Anyway, it's not a bad bedroom if you are used to the size of the trailer already and don't have any big-r-tall friends.

This room has yet another doorway in it so while it was not originally doubling as a hallway, it is now. This door goes back out the same wall we originally came in when we entered the trailer. There is an addition. This is a real door on hinges and swings "out" into the new room. You go down a couple of steps in to a tiny, but comparatively spacious room with a sliding window in one wall, a stackable washer/dryer built into a nook, some build in shelves, and a door leading outside into the yard. This door is at right angles to the original entrance door and facing it more or less.

You could actually have 2 private bedrooms if you entered each through an outside door and one of them used to be named "living room". Then you could dine in the tiny first bedroom and watch TV or whatever in the original master bedroom. You would not want a very large TV because anything over about 12" is going to feel like you're at the OMNI theater. You can't really get too far away from things.

Still, with the decent roofed porch and extra room that have been added, it's not a bad trailer. There is lots of storage for the size and a small storage shed outside. The trees in the yard have grown up enough to shade the roof and someone managed to shove an air conditioner in one of the tiny windows on the end with the trailer hitch. It's not bad for the price and lot rent (including water, sewer and garbage) is 235$ a month. If I were a student, I'd be all over it.

The trailer I had in the same lot back in the day is still there. It's bigger. Probably 8 feet wide. And not as cool. Angela stayed in it when she visited me for three weeks one balmy palouse summer (and by "balmy" I mean hotter than hades). It was a dump. The trailer for sale is a dump...but a livable dump. And it's a good trailer court as these things go. It's right across the street from the community garden area and only floods in the spring...most years it's only in the spring.

1 comment:

Anonymous said...

A Note To Jill's Scores of Fans:

You may have thought that the stress of Jill's SP (Spontaneous Poo) made her make a typo. SURELY she did not mean to type that her friend Angela (me) visited her for three weeks. NOBODY visits someone for 3 weeks unless an internship is involved. What's that line about guests being like fish -- after three days you flush them down the toilet?

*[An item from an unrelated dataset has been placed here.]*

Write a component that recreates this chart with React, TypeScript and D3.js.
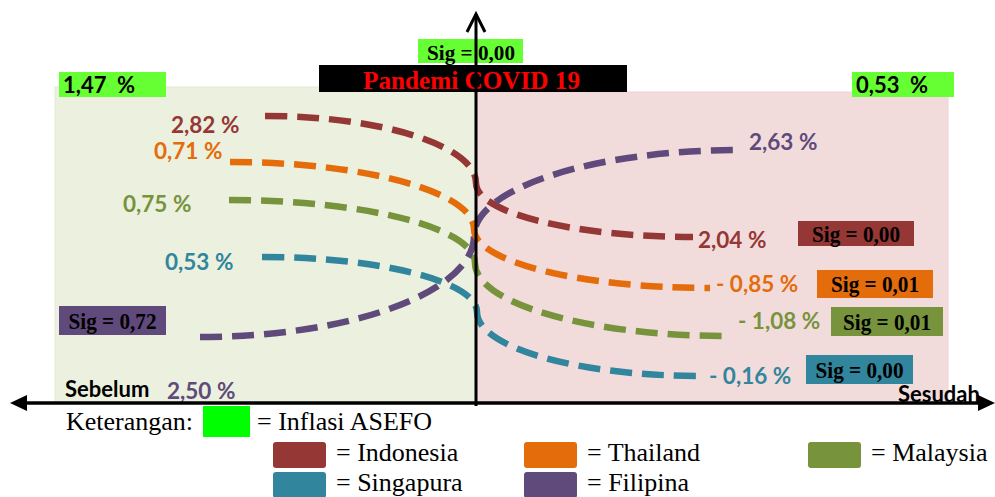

Ummm...to my ever-lovin' shame, I did indeed visit our Jill that long. Jill, I'm happy to say that I haven't done too many things that really make me blush with embarrassment, but foisting myself on you and your trailer is one of them. JC! What was I thinking? I do believe it is a testament to how cool and fun you are, but I'm so sorry you had to put up with me that long. That you still talk to me is another testament to your coolness factor.